You're losing sight of the full picture: This "optimization" was such a hindrance that they had to rewrite the compiler before they could work on the ecosystem of their new language. From kristoff_it's comment [1]:
> When I first joined the Zig project, Zig was still using the bootstrap compiler written in C++ that would not free memory (it took more than 4GB to compile the Zig compiler). Some people at the time were asking us to prioritize work on the package manager but Andrew rightfully wanted to prioritize rewriting the compiler instead. In hindsight this was the obviously right decision: a package manager implies that one can very easily add an order of magnitude more code to their project, stressing the performance of the compiler. If we had not prioritized core infrastructure over giving people what they wanted faster, today we would have people complaining that adding a single dependency to their project makes the build impossible to complete.
> they had to rewrite the compiler before they could work on the ecosystem of their new language.
I think you may have missed that the intention was always to rewrite the compiler to become self hosted. Improving the C++ implementation any more would've been pointless optimization.
no. a global arena is not the right solution for every project. but believe it or not, the zig compiler does use arenas as one of its strategies (just not global arenas), so yes, access to that strategy for performance improvement is still important and absolutely being used in the zig compiler today.
Maybe, or maybe the fact that Zig is a small independent project with limited resources has also something to do with it, and this kind of shaming says less about Zig than you'd think.
When I first joined the Zig project, Zig was still using the bootstrap compiler written in C++ that would not free memory (it took more than 4GB to compile the Zig compiler).

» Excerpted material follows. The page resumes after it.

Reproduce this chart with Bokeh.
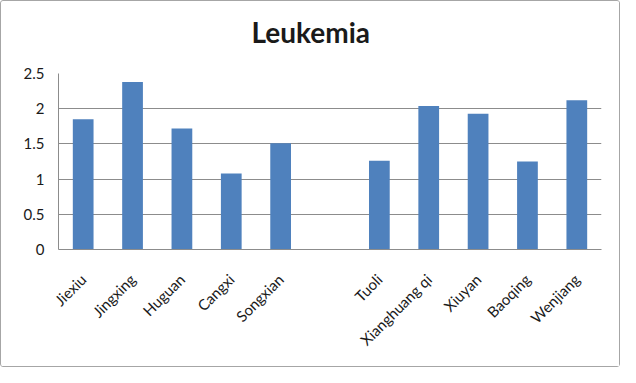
from bokeh.plotting import figure
from bokeh.models import FactorRange, Range1d, ColumnDataSource, FixedTicker, Title
from bokeh.embed import file_html
from bokeh.resources import INLINE
import math

# ---- data ----
title_text = "Leukemia"
categories = ["Jiexiu", "Jingxing", "Huguan", "Cangxi", "Songxian", " ",
              "Tuoli", "Xianghuang qi", "Xiuyan", "Baoqing", "Wenjiang"]
bar_categories = ["Jiexiu", "Jingxing", "Huguan", "Cangxi", "Songxian",
                  "Tuoli", "Xianghuang qi", "Xiuyan", "Baoqing", "Wenjiang"]
bar_values = [1.85, 2.38, 1.72, 1.08, 1.51, 1.26, 2.04, 1.93, 1.25, 2.12]
y_ticks = [0, 0.5, 1, 1.5, 2, 2.5]
y_tick_labels = ["0", "0.5", "1", "1.5", "2", "2.5"]

BAR = "#4F81BD"
GRID = "#8c8c8c"
TEXT = "#1a1a1a"

W, H = 620, 367
LEFT, RIGHT, TOP, BOTTOM = 57, 20, 72, 119

p = figure(width=W, height=H, x_range=FactorRange(factors=categories),
           y_range=Range1d(0, 2.5), output_backend="svg", toolbar_location=None,
           min_border_left=LEFT, min_border_right=RIGHT, min_border_top=TOP,
           min_border_bottom=BOTTOM)
p.styles = {"border": "1px solid #a6a6a6", "border-radius": "3px"}

src = ColumnDataSource(dict(cat=bar_categories, val=bar_values))
p.vbar(x="cat", top="val", width=0.42, source=src, fill_color=BAR, line_color=None)

# spacer between the frame and the main title
p.add_layout(Title(text=" ", text_font_size="10px", standoff=12), "above")

p.title.text = title_text
p.title.align = "left"
p.title.offset = 193
p.title.vertical_align = "bottom"
p.title.standoff = 0
p.title.text_font = "Lato"
p.title.text_font_style = "bold"
p.title.text_font_size = "28px"
p.title.text_color = TEXT

p.outline_line_color = None
p.xgrid.grid_line_color = None
p.ygrid.grid_line_color = GRID
p.ygrid.grid_line_width = 1
p.yaxis.ticker = FixedTicker(ticks=y_ticks)
p.yaxis.major_label_overrides = {t: l for t, l in zip(y_ticks, y_tick_labels)}

for ax in (p.xaxis[0], p.yaxis[0]):
    ax.axis_line_color = GRID
    ax.major_tick_line_color = None
    ax.minor_tick_line_color = None
    ax.major_label_text_font = "Lato"
    ax.major_label_text_font_size = "15px"
    ax.major_label_text_color = TEXT

p.yaxis.major_label_standoff = 8
p.xaxis.major_label_orientation = math.pi / 4
p.xaxis.major_label_standoff = 21

open("out.html", "w").write(file_html(p, INLINE))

Some people at the time were asking us to prioritize work on the package manager but Andrew rightfully wanted to prioritize rewriting the compiler instead. In hindsight this was the obviously right decision: a package manager implies that one can very easily add an order of magnitude more code to their project, stressing the performance of the compiler. If we had not prioritized core infrastructure over giving people what they wanted faster, today we would have people complaining that adding a single dependency to their project makes the build impossible to complete.

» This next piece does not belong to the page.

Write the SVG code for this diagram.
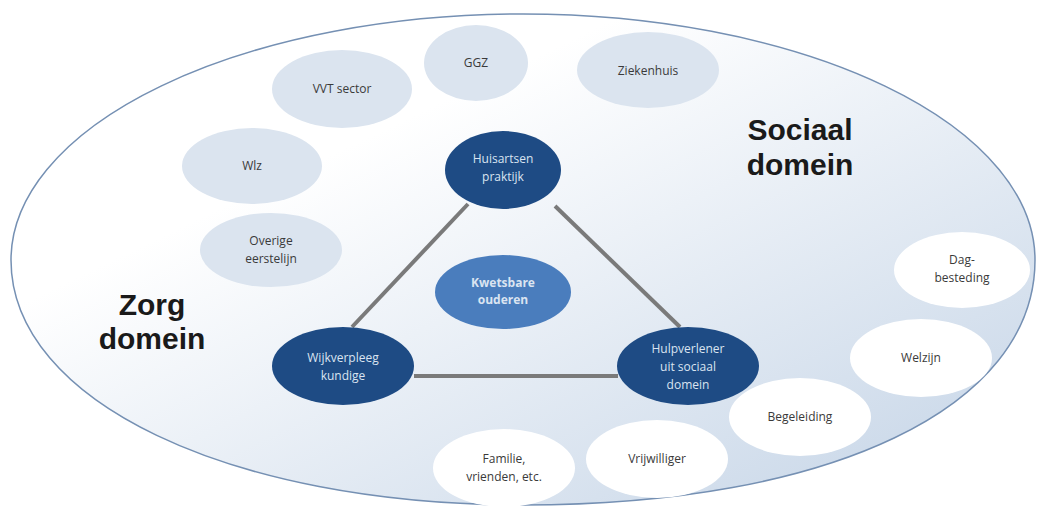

The Zig project has a huge scope and we are a small independent organization. This makes us extremely nimble and efficient, but it does mean that we need to do things in the order that makes the most sense for the project, not for what the public wants.
The fact that we develop in the open doesn't mean that the language is ready yet.
People that already have the required domain knowledge (and who have a tolerance for breaking changes) will have the opportunity to be early adopters if they wish to do so, others will have to wait for Zig to become more mature. And we do make this clear in releases and all forms of public communication.
We have gone a long way since the bootstrap compiler days, but we are still missing key infrastructure:
- we have a x86_64 custom backend but aarch64 is not complete yet - incremental compilation is showing that we can get instant rebuilds of large projects, but it has missing features and it doesn't work on all platforms yet - we need native fuzzing since AFL keeps regressing everytime a new version of LLVM comes out - for the longest time we haven't had a strong I/O story, now we're finally working on it
The time for paving the road for a new generation of programmers will come (it's in the ZSF mission statement btw), but first we need to finish the plumbing.